**Instruction**
Transcribe the material in full. Nothing should differ except that the pictures are left out.

**Given data**
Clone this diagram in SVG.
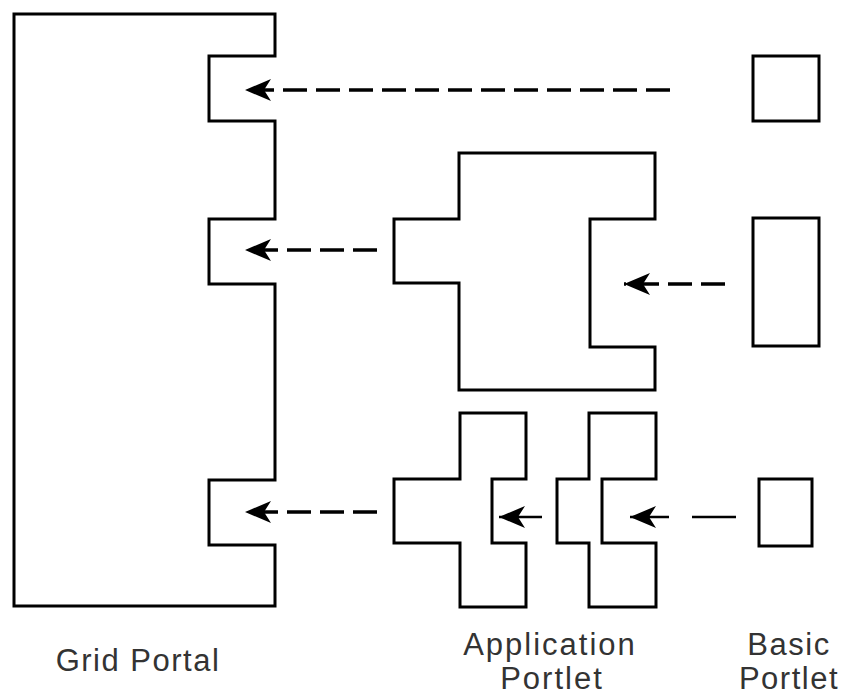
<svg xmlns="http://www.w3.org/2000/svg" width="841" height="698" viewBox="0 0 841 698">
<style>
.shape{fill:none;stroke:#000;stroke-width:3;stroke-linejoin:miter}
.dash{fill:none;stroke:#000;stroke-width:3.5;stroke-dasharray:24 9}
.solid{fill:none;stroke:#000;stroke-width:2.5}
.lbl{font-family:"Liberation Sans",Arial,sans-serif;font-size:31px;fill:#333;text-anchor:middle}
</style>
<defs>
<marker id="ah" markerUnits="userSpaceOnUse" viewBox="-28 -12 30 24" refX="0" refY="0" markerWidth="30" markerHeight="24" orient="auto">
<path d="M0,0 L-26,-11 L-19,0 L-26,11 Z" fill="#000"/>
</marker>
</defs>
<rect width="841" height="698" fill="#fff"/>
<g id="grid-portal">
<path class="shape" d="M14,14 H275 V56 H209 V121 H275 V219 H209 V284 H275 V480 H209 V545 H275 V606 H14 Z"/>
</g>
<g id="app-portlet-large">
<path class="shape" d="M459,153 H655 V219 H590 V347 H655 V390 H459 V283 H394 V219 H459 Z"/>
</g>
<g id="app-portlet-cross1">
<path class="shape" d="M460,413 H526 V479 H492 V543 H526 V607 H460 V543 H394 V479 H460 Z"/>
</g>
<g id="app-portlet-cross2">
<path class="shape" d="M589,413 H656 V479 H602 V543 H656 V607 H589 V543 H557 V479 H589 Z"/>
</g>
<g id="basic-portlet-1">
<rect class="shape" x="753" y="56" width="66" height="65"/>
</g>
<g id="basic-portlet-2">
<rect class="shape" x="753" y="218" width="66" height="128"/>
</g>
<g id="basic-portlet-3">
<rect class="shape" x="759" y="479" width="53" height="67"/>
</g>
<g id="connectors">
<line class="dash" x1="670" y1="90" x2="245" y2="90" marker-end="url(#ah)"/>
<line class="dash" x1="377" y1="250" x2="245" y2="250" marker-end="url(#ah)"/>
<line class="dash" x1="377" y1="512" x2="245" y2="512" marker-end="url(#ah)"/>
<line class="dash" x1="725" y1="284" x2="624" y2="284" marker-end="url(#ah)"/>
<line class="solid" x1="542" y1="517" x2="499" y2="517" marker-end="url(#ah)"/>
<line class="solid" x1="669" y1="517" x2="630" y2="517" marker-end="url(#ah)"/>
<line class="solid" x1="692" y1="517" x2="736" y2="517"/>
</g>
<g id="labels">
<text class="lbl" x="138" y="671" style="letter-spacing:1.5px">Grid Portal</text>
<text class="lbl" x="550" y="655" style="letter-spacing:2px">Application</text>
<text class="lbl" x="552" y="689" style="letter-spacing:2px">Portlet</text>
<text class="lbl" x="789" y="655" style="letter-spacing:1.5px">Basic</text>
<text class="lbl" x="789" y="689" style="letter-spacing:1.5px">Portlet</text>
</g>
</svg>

**The response**
Clone this diagram in SVG.
<svg xmlns="http://www.w3.org/2000/svg" width="841" height="698" viewBox="0 0 841 698">
<style>
.shape{fill:none;stroke:#000;stroke-width:3;stroke-linejoin:miter}
.dash{fill:none;stroke:#000;stroke-width:3.5;stroke-dasharray:24 9}
.solid{fill:none;stroke:#000;stroke-width:2.5}
.lbl{font-family:"Liberation Sans",Arial,sans-serif;font-size:31px;fill:#333;text-anchor:middle}
</style>
<defs>
<marker id="ah" markerUnits="userSpaceOnUse" viewBox="-28 -12 30 24" refX="0" refY="0" markerWidth="30" markerHeight="24" orient="auto">
<path d="M0,0 L-26,-11 L-19,0 L-26,11 Z" fill="#000"/>
</marker>
</defs>
<rect width="841" height="698" fill="#fff"/>
<g id="grid-portal">
<path class="shape" d="M14,14 H275 V56 H209 V121 H275 V219 H209 V284 H275 V480 H209 V545 H275 V606 H14 Z"/>
</g>
<g id="app-portlet-large">
<path class="shape" d="M459,153 H655 V219 H590 V347 H655 V390 H459 V283 H394 V219 H459 Z"/>
</g>
<g id="app-portlet-cross1">
<path class="shape" d="M460,413 H526 V479 H492 V543 H526 V607 H460 V543 H394 V479 H460 Z"/>
</g>
<g id="app-portlet-cross2">
<path class="shape" d="M589,413 H656 V479 H602 V543 H656 V607 H589 V543 H557 V479 H589 Z"/>
</g>
<g id="basic-portlet-1">
<rect class="shape" x="753" y="56" width="66" height="65"/>
</g>
<g id="basic-portlet-2">
<rect class="shape" x="753" y="218" width="66" height="128"/>
</g>
<g id="basic-portlet-3">
<rect class="shape" x="759" y="479" width="53" height="67"/>
</g>
<g id="connectors">
<line class="dash" x1="670" y1="90" x2="245" y2="90" marker-end="url(#ah)"/>
<line class="dash" x1="377" y1="250" x2="245" y2="250" marker-end="url(#ah)"/>
<line class="dash" x1="377" y1="512" x2="245" y2="512" marker-end="url(#ah)"/>
<line class="dash" x1="725" y1="284" x2="624" y2="284" marker-end="url(#ah)"/>
<line class="solid" x1="542" y1="517" x2="499" y2="517" marker-end="url(#ah)"/>
<line class="solid" x1="669" y1="517" x2="630" y2="517" marker-end="url(#ah)"/>
<line class="solid" x1="692" y1="517" x2="736" y2="517"/>
</g>
<g id="labels">
<text class="lbl" x="138" y="671" style="letter-spacing:1.5px">Grid Portal</text>
<text class="lbl" x="550" y="655" style="letter-spacing:2px">Application</text>
<text class="lbl" x="552" y="689" style="letter-spacing:2px">Portlet</text>
<text class="lbl" x="789" y="655" style="letter-spacing:1.5px">Basic</text>
<text class="lbl" x="789" y="689" style="letter-spacing:1.5px">Portlet</text>
</g>
</svg>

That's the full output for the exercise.